> [CHALLENGE]: Start at the line containing "Recreate this image", stop at the line containing "from matplotlib.ticker import", and set down every line in that stretch exactly as written, and nothing else.

> [RECORDS FOR PROCESSING]:
## begin
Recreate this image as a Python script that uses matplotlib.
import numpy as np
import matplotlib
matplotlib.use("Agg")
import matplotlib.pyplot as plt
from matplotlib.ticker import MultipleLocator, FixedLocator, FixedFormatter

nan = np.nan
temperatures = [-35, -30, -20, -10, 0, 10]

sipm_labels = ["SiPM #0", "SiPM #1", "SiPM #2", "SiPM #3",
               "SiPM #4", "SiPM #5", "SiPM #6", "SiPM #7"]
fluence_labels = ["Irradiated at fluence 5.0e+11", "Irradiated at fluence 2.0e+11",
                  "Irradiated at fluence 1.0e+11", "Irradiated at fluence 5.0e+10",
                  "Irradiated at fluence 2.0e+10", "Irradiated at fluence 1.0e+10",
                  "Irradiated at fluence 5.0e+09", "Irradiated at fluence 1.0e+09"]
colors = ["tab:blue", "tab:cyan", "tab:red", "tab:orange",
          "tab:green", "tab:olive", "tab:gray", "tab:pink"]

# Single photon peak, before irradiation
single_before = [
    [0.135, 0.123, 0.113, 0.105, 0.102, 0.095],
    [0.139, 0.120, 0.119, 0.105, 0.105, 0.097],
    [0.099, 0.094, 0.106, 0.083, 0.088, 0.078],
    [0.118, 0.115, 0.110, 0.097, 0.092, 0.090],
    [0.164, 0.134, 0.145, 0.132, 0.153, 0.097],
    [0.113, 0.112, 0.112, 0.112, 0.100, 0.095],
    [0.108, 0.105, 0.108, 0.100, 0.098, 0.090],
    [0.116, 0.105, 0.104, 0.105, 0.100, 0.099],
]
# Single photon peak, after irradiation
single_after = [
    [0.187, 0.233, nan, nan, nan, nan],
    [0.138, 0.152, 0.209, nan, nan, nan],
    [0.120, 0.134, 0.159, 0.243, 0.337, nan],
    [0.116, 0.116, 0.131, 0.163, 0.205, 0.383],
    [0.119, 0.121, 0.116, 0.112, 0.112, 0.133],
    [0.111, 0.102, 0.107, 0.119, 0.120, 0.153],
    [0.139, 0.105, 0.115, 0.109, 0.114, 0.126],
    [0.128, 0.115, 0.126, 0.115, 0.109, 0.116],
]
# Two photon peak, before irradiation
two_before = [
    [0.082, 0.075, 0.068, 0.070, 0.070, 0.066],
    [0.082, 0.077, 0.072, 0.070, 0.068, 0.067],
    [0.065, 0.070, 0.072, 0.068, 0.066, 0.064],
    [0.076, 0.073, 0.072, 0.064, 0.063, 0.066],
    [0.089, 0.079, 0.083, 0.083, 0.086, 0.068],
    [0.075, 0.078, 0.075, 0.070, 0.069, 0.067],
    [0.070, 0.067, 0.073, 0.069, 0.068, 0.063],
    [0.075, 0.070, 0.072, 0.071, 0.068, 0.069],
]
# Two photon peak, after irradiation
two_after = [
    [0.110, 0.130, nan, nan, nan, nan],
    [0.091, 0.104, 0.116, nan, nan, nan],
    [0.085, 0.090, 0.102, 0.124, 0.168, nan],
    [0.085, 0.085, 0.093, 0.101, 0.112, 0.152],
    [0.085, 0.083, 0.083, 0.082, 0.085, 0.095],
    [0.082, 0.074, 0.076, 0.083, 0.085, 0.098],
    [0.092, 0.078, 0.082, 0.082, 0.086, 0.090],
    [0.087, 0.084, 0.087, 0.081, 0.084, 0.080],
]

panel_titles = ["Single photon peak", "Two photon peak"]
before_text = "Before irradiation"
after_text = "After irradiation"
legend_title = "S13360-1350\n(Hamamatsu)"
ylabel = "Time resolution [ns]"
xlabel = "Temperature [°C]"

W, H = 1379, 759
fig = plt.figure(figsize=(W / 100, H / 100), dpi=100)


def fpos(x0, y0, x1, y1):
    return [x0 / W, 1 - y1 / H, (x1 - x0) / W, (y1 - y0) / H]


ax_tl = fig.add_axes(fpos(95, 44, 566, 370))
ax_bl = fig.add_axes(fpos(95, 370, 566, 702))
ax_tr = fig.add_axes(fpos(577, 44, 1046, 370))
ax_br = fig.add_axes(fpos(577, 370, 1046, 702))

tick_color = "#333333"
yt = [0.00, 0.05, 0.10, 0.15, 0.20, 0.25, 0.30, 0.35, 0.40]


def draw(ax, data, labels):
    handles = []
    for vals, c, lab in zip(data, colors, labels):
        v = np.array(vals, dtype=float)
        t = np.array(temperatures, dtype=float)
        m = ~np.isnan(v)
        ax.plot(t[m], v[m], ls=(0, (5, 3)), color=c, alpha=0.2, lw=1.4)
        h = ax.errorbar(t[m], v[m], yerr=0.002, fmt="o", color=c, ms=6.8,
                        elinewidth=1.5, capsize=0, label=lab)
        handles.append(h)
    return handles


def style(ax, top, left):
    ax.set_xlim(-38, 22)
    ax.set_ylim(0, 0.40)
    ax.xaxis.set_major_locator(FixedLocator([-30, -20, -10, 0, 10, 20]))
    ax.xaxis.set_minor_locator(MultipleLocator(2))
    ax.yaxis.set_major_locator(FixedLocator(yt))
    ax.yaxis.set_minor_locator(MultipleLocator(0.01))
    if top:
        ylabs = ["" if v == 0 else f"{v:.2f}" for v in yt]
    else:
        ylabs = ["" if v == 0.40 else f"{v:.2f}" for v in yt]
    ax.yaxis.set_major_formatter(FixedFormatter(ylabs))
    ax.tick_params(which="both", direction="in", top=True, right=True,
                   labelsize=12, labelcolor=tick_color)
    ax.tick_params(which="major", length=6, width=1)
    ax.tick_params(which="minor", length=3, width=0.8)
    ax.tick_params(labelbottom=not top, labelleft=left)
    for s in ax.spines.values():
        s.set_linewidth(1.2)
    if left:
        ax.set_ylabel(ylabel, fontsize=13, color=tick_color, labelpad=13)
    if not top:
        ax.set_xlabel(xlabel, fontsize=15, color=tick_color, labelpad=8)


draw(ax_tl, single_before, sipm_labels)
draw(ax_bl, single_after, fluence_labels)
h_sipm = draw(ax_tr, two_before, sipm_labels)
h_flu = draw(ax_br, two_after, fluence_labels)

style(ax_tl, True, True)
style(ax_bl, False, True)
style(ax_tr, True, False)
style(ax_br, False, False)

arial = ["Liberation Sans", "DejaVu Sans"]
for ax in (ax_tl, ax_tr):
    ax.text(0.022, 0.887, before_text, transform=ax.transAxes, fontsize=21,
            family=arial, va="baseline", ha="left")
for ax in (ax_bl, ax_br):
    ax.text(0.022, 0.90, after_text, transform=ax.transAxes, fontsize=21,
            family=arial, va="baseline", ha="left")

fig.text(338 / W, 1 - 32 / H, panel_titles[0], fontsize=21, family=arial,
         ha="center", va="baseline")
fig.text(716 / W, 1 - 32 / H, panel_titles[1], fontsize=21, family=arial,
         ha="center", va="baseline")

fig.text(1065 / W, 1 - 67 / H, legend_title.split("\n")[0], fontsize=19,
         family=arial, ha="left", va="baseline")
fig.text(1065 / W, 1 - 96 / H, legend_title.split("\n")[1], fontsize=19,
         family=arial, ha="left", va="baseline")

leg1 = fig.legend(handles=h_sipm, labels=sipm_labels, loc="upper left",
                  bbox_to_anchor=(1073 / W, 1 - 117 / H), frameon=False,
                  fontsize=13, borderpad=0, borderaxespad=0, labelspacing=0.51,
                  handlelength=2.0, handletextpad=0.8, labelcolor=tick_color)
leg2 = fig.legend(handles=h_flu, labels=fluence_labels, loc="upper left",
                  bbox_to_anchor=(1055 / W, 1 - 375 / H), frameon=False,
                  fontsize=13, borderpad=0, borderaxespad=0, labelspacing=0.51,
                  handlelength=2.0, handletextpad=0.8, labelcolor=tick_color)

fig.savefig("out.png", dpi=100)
## end
## begin
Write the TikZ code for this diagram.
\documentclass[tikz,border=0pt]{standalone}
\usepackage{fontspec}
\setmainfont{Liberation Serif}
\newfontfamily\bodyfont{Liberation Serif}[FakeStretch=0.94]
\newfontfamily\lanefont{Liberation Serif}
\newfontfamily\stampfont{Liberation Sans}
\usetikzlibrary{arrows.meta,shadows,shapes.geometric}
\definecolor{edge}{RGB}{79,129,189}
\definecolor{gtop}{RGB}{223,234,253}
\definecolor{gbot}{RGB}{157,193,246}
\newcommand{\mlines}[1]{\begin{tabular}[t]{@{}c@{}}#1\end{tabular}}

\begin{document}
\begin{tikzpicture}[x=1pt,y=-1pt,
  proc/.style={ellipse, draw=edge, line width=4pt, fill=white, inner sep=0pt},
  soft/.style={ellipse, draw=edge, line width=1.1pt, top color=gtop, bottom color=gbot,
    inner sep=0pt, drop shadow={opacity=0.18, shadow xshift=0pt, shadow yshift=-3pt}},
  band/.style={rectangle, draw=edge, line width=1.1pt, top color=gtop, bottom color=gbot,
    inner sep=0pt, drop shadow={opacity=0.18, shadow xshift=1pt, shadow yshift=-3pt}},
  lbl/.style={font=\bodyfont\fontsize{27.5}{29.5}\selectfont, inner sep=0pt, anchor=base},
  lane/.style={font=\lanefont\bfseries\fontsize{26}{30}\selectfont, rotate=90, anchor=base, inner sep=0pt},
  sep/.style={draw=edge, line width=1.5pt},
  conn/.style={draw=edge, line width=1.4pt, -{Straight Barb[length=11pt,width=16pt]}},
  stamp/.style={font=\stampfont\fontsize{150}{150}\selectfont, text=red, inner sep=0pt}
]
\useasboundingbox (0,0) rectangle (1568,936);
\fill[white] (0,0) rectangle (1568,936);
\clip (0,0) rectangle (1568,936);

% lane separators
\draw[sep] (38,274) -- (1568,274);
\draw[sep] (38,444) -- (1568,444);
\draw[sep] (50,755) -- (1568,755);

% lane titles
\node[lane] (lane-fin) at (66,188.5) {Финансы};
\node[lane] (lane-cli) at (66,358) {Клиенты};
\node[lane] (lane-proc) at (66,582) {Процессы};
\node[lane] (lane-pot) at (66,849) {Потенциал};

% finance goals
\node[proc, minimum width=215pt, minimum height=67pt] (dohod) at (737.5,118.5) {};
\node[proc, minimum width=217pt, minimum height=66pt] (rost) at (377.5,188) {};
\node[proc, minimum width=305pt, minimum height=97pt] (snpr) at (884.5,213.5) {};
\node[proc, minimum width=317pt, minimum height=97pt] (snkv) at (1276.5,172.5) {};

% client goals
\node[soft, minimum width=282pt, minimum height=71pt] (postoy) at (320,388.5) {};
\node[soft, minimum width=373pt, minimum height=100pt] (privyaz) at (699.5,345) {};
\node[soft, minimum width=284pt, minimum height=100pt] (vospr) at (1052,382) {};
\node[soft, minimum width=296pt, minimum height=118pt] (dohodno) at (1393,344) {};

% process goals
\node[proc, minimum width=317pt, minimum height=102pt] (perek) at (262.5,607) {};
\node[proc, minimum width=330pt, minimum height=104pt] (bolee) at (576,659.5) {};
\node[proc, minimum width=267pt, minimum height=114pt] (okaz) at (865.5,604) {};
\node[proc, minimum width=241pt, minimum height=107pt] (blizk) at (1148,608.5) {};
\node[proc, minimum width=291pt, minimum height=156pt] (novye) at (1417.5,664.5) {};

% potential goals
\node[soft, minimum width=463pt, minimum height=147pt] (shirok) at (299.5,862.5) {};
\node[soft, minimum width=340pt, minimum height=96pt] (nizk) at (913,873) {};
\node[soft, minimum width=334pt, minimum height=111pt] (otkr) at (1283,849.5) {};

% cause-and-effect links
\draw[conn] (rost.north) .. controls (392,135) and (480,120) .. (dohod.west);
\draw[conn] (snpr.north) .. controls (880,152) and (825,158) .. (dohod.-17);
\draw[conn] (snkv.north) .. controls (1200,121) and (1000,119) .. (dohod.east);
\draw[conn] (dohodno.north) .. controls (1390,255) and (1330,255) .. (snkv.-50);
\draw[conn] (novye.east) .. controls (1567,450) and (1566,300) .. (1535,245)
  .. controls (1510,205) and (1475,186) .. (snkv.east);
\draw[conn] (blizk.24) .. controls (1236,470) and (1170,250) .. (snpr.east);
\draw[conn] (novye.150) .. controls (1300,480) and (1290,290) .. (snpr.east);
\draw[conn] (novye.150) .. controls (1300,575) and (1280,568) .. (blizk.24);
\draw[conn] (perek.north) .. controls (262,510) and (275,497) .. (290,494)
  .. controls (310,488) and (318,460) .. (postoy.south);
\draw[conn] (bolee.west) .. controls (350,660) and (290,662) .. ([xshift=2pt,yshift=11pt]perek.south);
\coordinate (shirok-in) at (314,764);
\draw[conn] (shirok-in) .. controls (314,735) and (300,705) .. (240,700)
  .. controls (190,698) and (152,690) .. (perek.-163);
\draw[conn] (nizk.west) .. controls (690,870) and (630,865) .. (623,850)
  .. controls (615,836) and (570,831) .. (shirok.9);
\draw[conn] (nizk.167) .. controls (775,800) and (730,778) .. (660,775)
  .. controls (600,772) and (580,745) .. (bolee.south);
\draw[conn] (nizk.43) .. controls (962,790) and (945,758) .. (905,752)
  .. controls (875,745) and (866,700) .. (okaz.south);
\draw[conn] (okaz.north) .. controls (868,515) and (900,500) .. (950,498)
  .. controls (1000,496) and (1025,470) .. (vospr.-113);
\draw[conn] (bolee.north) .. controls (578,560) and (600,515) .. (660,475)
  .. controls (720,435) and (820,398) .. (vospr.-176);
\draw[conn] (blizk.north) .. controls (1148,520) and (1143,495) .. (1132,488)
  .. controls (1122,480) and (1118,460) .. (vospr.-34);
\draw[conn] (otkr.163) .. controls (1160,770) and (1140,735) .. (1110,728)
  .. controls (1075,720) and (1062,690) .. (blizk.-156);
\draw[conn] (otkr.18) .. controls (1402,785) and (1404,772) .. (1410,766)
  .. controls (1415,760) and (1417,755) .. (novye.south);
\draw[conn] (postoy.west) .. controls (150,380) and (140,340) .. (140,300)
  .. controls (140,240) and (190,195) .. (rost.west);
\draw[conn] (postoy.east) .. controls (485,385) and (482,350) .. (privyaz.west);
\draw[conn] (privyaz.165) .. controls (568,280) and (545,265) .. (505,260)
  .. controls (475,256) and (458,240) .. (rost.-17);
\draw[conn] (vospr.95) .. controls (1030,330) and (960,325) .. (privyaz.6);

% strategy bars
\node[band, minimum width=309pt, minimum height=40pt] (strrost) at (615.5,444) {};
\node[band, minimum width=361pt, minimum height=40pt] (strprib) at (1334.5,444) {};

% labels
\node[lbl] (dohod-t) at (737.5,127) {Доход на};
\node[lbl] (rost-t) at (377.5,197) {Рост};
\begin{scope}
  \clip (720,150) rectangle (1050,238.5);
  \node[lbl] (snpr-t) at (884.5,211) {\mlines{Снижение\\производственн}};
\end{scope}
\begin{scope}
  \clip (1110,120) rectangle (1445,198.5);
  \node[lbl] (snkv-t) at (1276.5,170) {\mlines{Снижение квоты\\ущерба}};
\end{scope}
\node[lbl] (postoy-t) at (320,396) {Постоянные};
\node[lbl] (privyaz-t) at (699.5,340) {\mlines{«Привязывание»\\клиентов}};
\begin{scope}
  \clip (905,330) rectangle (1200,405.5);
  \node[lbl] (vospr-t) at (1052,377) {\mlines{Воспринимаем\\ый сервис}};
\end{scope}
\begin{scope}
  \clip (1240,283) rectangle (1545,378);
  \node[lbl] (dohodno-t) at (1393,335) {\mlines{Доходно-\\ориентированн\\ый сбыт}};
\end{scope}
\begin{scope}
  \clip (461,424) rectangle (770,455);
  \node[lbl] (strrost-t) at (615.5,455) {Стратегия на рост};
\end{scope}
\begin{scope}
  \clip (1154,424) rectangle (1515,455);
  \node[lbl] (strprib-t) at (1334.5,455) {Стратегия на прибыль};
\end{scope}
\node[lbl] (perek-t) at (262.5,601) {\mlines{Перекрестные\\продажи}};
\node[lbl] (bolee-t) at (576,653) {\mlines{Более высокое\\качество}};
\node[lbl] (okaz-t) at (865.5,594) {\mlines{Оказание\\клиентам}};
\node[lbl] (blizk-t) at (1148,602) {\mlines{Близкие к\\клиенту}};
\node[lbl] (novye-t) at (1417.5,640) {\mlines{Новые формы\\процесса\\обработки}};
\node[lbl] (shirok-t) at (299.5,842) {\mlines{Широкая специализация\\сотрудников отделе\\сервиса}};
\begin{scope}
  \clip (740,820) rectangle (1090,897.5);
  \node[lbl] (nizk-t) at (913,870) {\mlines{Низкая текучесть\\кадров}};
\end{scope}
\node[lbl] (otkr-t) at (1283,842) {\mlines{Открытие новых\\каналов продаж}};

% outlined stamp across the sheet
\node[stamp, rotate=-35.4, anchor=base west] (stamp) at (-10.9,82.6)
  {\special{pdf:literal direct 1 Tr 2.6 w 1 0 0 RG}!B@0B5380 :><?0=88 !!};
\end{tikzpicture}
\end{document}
## end
> [THE SOLUTION]:
Recreate this image as a Python script that uses matplotlib.
import numpy as np
import matplotlib
matplotlib.use("Agg")
import matplotlib.pyplot as plt
from matplotlib.ticker import MultipleLocator, FixedLocator, FixedFormatter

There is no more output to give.